Hession most recently served as Microsoft’s global head of Xbox trust and safety, where she oversaw the creation of Xbox’s Project Artemis, a “grooming detection” program to identify online predators attempting to lure children for sexual purposes. She led the Microsoft Safety virtual team focused on creating the Safer World Faster initiative that spanned multiple consumer products.
According to Twitch, Hession’s appointment builds on its ongoing investment in trust and safety capabilities. Over the past two years, Twitch claims, it has doubled the size of its safety operations team and introduced new features and policies to give creators and users more control over their experience on the service.
“Angela is an experienced and energetic trust and safety leader, with expertise in improving online safety in global communities. Her perspective and collaboration will be invaluable to Twitch as we navigate incredible growth,” Twitch COO Sara Clemens said in announcing her hire. “The safety of our community is our top priority and we’re thrilled to welcome Angela to the team.”

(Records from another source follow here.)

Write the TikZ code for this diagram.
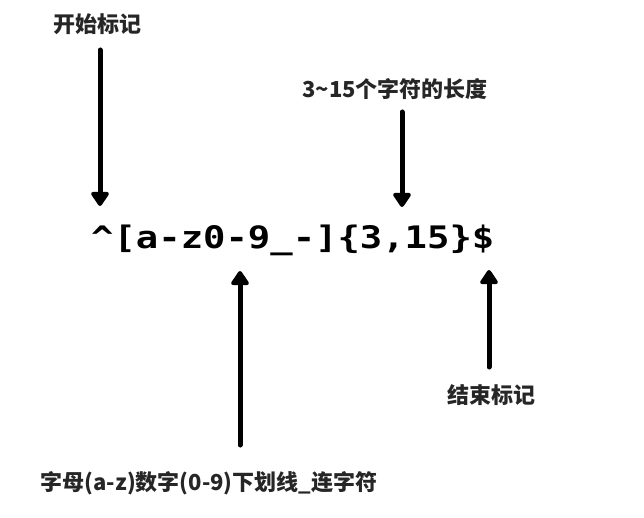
\documentclass[tikz,border=0pt]{standalone}
\usepackage{fontspec}
\newfontfamily\cjk{Noto Sans CJK SC}
\newfontfamily\regexfont{DejaVu Sans Mono}
\usetikzlibrary{arrows.meta}
\begin{document}
\begin{tikzpicture}[x=1pt,y=-1pt,
  lbl/.style={font=\cjk\bfseries\fontsize{22pt}{26pt}\selectfont, inner sep=0pt, text=black!85},
  arr/.style={line width=5pt, line cap=round, -{Triangle[width=20pt,length=16pt,round]}}]
\useasboundingbox (0,0) rectangle (644,518);
\node[lbl] (start) at (97,24) {开始标记};
\node[lbl] (len) at (395,89) {3\textasciitilde15个字符的长度};
\node[font=\regexfont\bfseries\fontsize{31pt}{34pt}\selectfont, inner sep=0pt, anchor=base west] (rx) at (91,248) {\scalebox{1.2}[1]{\^{}[a-z0-9\_-]\{3,15\}\$}};
\node[lbl] (end) at (491,395) {结束标记};
\node[lbl] (chars) at (209,483) {字母(a-z)数字(0-9)下划线\_连字符};
\coordinate (a1s) at (100,50);  \coordinate (a1e) at (100,206);
\coordinate (a2s) at (402,112); \coordinate (a2e) at (402,207);
\coordinate (a3s) at (240,445); \coordinate (a3e) at (240,271);
\coordinate (a4s) at (489,367); \coordinate (a4e) at (489,270);
\draw[arr] (a1s) -- (a1e);
\draw[arr] (a2s) -- (a2e);
\draw[arr] (a3s) -- (a3e);
\draw[arr] (a4s) -- (a4e);
\end{tikzpicture}
\end{document}
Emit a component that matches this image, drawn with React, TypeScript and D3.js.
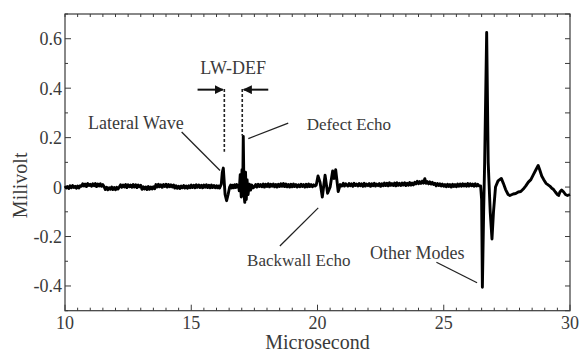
import * as d3 from 'd3';

// Ultrasonic A-scan: amplitude (mV) against time (µs)
const noiseStep = 0.05;

// quiet baseline before the lateral wave, 10.0 .. 16.0 µs
const noiseAStart = 10.0;
const noiseA = [
  0.004, -0.004, 0.002, -0.006, 0.005, -0.003, 0.006, -0.002, 0.003, -0.005, 0.004, -0.004, 0.005,
  0.003, 0.013, 0.004, 0.012, 0.002, 0.014, 0.006, 0.011, 0.003, 0.013, 0.005, 0.014, 0.002, 0.012, 0.004, 0.013, 0.003, 0.01,
  0.001, -0.01, -0.001, -0.011, -0.003, -0.009, 0.0, -0.01, -0.002, -0.011, -0.001, -0.008, 0.0,
  0.009, -0.001, 0.008, 0.0, 0.01, -0.002, 0.009, 0.001, 0.008, -0.001, 0.01, 0.0, 0.009, -0.002, 0.008, 0.001, 0.007,
  -0.009, 0.001, -0.008, 0.0, -0.01, 0.002, -0.009, 0.0, -0.008, 0.001, -0.007,
  0.01, 0.0, 0.011, 0.001, 0.009, -0.001, 0.01, 0.002, 0.011, 0.0, 0.01, 0.001, 0.009, 0.0, 0.008,
  -0.004, 0.005, -0.005, 0.003, -0.006, 0.004, -0.003, 0.006, -0.004, 0.004, -0.005, 0.005, -0.003,
  0.008, -0.002, 0.007, -0.003, 0.009, -0.001, 0.008, -0.002, 0.007, -0.003, 0.008, -0.001, 0.009, -0.002, 0.007, -0.003,
  0.008, -0.002, 0.006, -0.003, 0.005,
];

// lateral wave + defect echo
const lateralDefect: [number, number][] = [
  [16.04, -0.003], [16.08, 0.004], [16.12, -0.004], [16.16, 0.005], [16.19, 0.012], [16.23, 0.06],
  [16.27, 0.077], [16.3, 0.03], [16.34, -0.03], [16.4, -0.055], [16.46, -0.03],
  [16.52, 0.0], [16.56, 0.008], [16.6, -0.004], [16.64, 0.007], [16.68, -0.003], [16.72, 0.009],
  [16.76, -0.002], [16.8, 0.01], [16.84, 0.0], [16.88, 0.006], [16.9, -0.015], [16.94, 0.05],
  [16.98, -0.04], [17.01, 0.07], [17.04, 0.0], [17.06, 0.205], [17.09, -0.03], [17.12, -0.062],
  [17.15, 0.06], [17.18, -0.05], [17.21, 0.03], [17.25, -0.03], [17.3, 0.012],
  [17.35, -0.012], [17.4, 0.008], [17.45, -0.003],
];

// baseline between defect and backwall, 17.5 .. 19.9 µs
const noiseBStart = 17.5;
const noiseB = [
  0.001, 0.01, 0.0, 0.011, 0.002, 0.01, 0.001, 0.012, 0.0, 0.011,
  0.002, 0.013, 0.001, 0.011, 0.003, 0.012, 0.001, 0.01, 0.0, 0.011,
  0.002, 0.013, 0.003, 0.014, 0.002, 0.012, 0.001, 0.01, 0.0, 0.011,
  0.001, 0.012, 0.002, 0.01, 0.0, 0.009, 0.001, 0.011, 0.002, 0.01,
  0.0, 0.011, 0.001, 0.012, 0.002, 0.01, 0.001, 0.009, 0.004,
];

const backwall: [number, number][] = [
  [19.95, 0.008], [20.02, 0.045], [20.1, 0.02], [20.19, -0.04], [20.3, 0.048],
  [20.4, -0.025], [20.5, 0.0], [20.6, 0.065], [20.66, 0.035], [20.72, 0.07],
  [20.82, -0.018], [20.9, 0.01], [20.96, 0.004], [21.02, 0.015], [21.07, 0.004], [21.12, 0.013],
];

// baseline before the other modes, 21.2 .. 26.4 µs
const noiseCStart = 21.2;
const noiseC = [
  0.004, 0.014, 0.005, 0.013, 0.003, 0.015, 0.006, 0.012, 0.004, 0.014,
  0.005, 0.013, 0.003, 0.015, 0.004, 0.012, 0.006, 0.014, 0.003, 0.013,
  0.005, 0.015, 0.004, 0.012, 0.006, 0.014, 0.003, 0.013, 0.005,
  0.016, 0.006, 0.015, 0.005, 0.017, 0.007, 0.014, 0.006, 0.016, 0.005,
  0.017, 0.007, 0.015, 0.006, 0.016, 0.008, 0.017, 0.006, 0.015, 0.007,
  0.018, 0.008, 0.016, 0.009, 0.019,
  0.013, 0.023, 0.014, 0.022, 0.015, 0.024, 0.016, 0.034, 0.015, 0.022, 0.013, 0.021, 0.012, 0.019, 0.01,
  0.015, 0.005, 0.014, 0.006, 0.013, 0.004, 0.012, 0.003,
  0.01, 0.001, 0.011, 0.002, 0.01, 0.0, 0.011, 0.002, 0.01, 0.001, 0.012, 0.003,
  0.012, 0.003, 0.013, 0.004, 0.012, 0.003, 0.014, 0.004, 0.013, 0.005, 0.012, 0.003, 0.013, 0.004, 0.011, 0.005,
];

const otherModes: [number, number][] = [
  [26.46, 0.005], [26.5, -0.05], [26.53, -0.405], [26.58, -0.1], [26.62, 0.1],
  [26.7, 0.625], [26.76, 0.1], [26.84, -0.1], [26.91, -0.21], [26.97, -0.1],
  [27.05, 0.0], [27.15, 0.025], [27.28, 0.035], [27.36, 0.015], [27.45, -0.01],
  [27.55, -0.03], [27.62, -0.034], [27.75, -0.028], [27.85, -0.026], [27.95, -0.02],
  [28.05, -0.018], [28.15, -0.008], [28.25, 0.005], [28.35, 0.02], [28.45, 0.03],
  [28.55, 0.05], [28.65, 0.07], [28.74, 0.087], [28.8, 0.07], [28.88, 0.045],
  [28.96, 0.03], [29.05, 0.015], [29.12, 0.01], [29.2, 0.004], [29.28, -0.005],
  [29.35, -0.01], [29.42, -0.02], [29.5, -0.03], [29.55, -0.034], [29.6, -0.02],
  [29.67, -0.012], [29.75, -0.02], [29.82, -0.03], [29.9, -0.034], [30.0, -0.03],
];

const xTicks = [10, 15, 20, 25, 30];
const yTicks = [-0.4, -0.2, 0, 0.2, 0.4, 0.6];

// annotations, in data units
const labels = [
  { text: 'Lateral Wave', x: 10.91, y: 0.236, size: 18 },
  { text: 'Defect Echo', x: 19.57, y: 0.232, size: 17 },
  { text: 'Backwall Echo', x: 17.21, y: -0.319, size: 17 },
  { text: 'Other Modes', x: 22.08, y: -0.29, size: 18 },
];
const leaders = [
  [14.62, 0.223, 16.14, 0.067],
  [18.84, 0.259, 17.26, 0.196],
  [18.51, -0.238, 20.03, -0.084],
  [24.71, -0.304, 26.32, -0.387],
];
const gapMarks = [
  { x: 16.31, y0: 0.397, y1: 0.143 },
  { x: 17.02, y0: 0.397, y1: 0.208 },
];

const W = 582;
const H = 352;
const M = { left: 65, right: 12, top: 14, bottom: 41.3 };

export default function App() {
  const x = d3.scaleLinear().domain([10, 30]).range([M.left, W - M.right]);
  const y = d3.scaleLinear().domain([-0.5, 0.7]).range([H - M.bottom, M.top]);

  const pts: [number, number][] = [
    ...noiseA.map((v, i) => [noiseAStart + i * noiseStep, v] as [number, number]),
    ...lateralDefect,
    ...noiseB.map((v, i) => [noiseBStart + i * noiseStep, v] as [number, number]),
    ...backwall,
    ...noiseC.map((v, i) => [noiseCStart + i * noiseStep, v] as [number, number]),
    ...otherModes,
  ];
  const line = d3.line<[number, number]>().x(d => x(d[0])).y(d => y(d[1]));

  const xMinor = d3.range(10, 30.01, 0.5);
  const yMinor = d3.range(-0.5, 0.701, 0.1);
  const x0 = x(10), x1 = x(30), y0 = y(-0.5), y1 = y(0.7);
  const ink = '#3a3a3a';
  const font = "'Liberation Serif', Tinos, 'Times New Roman', Times, serif";
  const arrowY = y(0.394);

  return (
    <svg width={W} height={H}
      style={{ position: 'absolute', left: 0, top: 0, background: '#fff', fontFamily: font }}>
      <defs>
        <marker id="ah" viewBox="0 0 10 10" refX="9" refY="5" markerWidth="4.5" markerHeight="4.5" orient="auto">
          <path d="M0,0 L10,5 L0,10 Z" fill="#111" />
        </marker>
      </defs>

      {/* ticks */}
      <g stroke={ink} strokeWidth={1}>
        {xMinor.map(t => {
          const major = Math.abs(t % 5) < 1e-6;
          const len = major ? 6 : 3;
          return (
            <g key={'xt' + t}>
              <line x1={x(t)} x2={x(t)} y1={y0} y2={y0 - len} />
              <line x1={x(t)} x2={x(t)} y1={y1} y2={y1 + 3} />
            </g>
          );
        })}
        {yMinor.map(t => {
          const major = yTicks.some(v => Math.abs(v - t) < 1e-6);
          return (
            <g key={'yt' + t.toFixed(1)}>
              <line x1={x0} x2={x0 + (major ? 6 : 3)} y1={y(t)} y2={y(t)} />
              <line x1={x1} x2={x1 - 5} y1={y(t)} y2={y(t)} />
            </g>
          );
        })}
      </g>

      <rect x={x0} y={y1} width={x1 - x0} height={y0 - y1} fill="none" stroke={ink} strokeWidth={1.2} />

      <g fill={ink} fontSize={18}>
        {xTicks.map(t => (
          <text key={'xl' + t} x={x(t)} y={y0 + 18} textAnchor="middle">{t}</text>
        ))}
        {yTicks.map(t => (
          <text key={'yl' + t} x={x0 - 3} y={y(t) + 6.5} textAnchor="end">
            {t === 0 ? '0' : d3.format('.1f')(t).replace('−', '-')}
          </text>
        ))}
      </g>
      <text x={(x0 + x1) / 2} y={349} textAnchor="middle" fontSize={20} fill={ink}>Microsecond</text>
      <text transform={`translate(27,${(y0 + y1) / 2 + 23}) rotate(-90)`} textAnchor="middle" fontSize={20} fill={ink}>Milivolt</text>

      {/* signal */}
      <path d={line(pts) ?? ''} fill="none" stroke="#000" strokeWidth={2.9} strokeLinejoin="round" />

      {/* annotations */}
      <g stroke="#222" strokeWidth={1.3}>
        {leaders.map((l, i) => (
          <line key={'ld' + i} x1={x(l[0])} y1={y(l[1])} x2={x(l[2])} y2={y(l[3])} />
        ))}
      </g>
      <g stroke="#222" strokeWidth={1.6} strokeDasharray="3,2">
        {gapMarks.map((g, i) => (
          <line key={'gm' + i} x1={x(g.x)} x2={x(g.x)} y1={y(g.y0)} y2={y(g.y1)} />
        ))}
      </g>
      <line x1={x(15.25)} x2={x(16.25)} y1={arrowY} y2={arrowY} stroke="#111" strokeWidth={2} markerEnd="url(#ah)" />
      <line x1={x(18.05)} x2={x(17.08)} y1={arrowY} y2={arrowY} stroke="#111" strokeWidth={2} markerEnd="url(#ah)" />
      <text x={x(16.66)} y={y(0.459)} textAnchor="middle" fontSize={18} fill={ink}>LW-DEF</text>
      <g fill={ink}>
        {labels.map(l => (
          <text key={l.text} x={x(l.x)} y={y(l.y)} fontSize={l.size}>{l.text}</text>
        ))}
      </g>
    </svg>
  );
}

At Microsoft, which she first joined in 2001, Hession co-led Women in Gaming and Technology, was the champion for the Xbox University Recruiting program, and served as a Catalyst mentor across Microsoft’s interns and new-in-career employees.
Hession commented, “Twitch has an incredibly dynamic, diverse and engaged community, and I’m excited to join the team to lead trust and safety with and for our community. As live streaming continues to grow and connect people across the world, we have an opportunity to work together to make Twitch a safer and more inclusive space where everyone can enjoy and participate in live entertainment.”
Launched in 2011, Twitch has specialized in video game and esports livestreaming and has tried to expand its purview to other categories like live music, sports and art. Amazon bought Twitch in 2014 for about $970 million.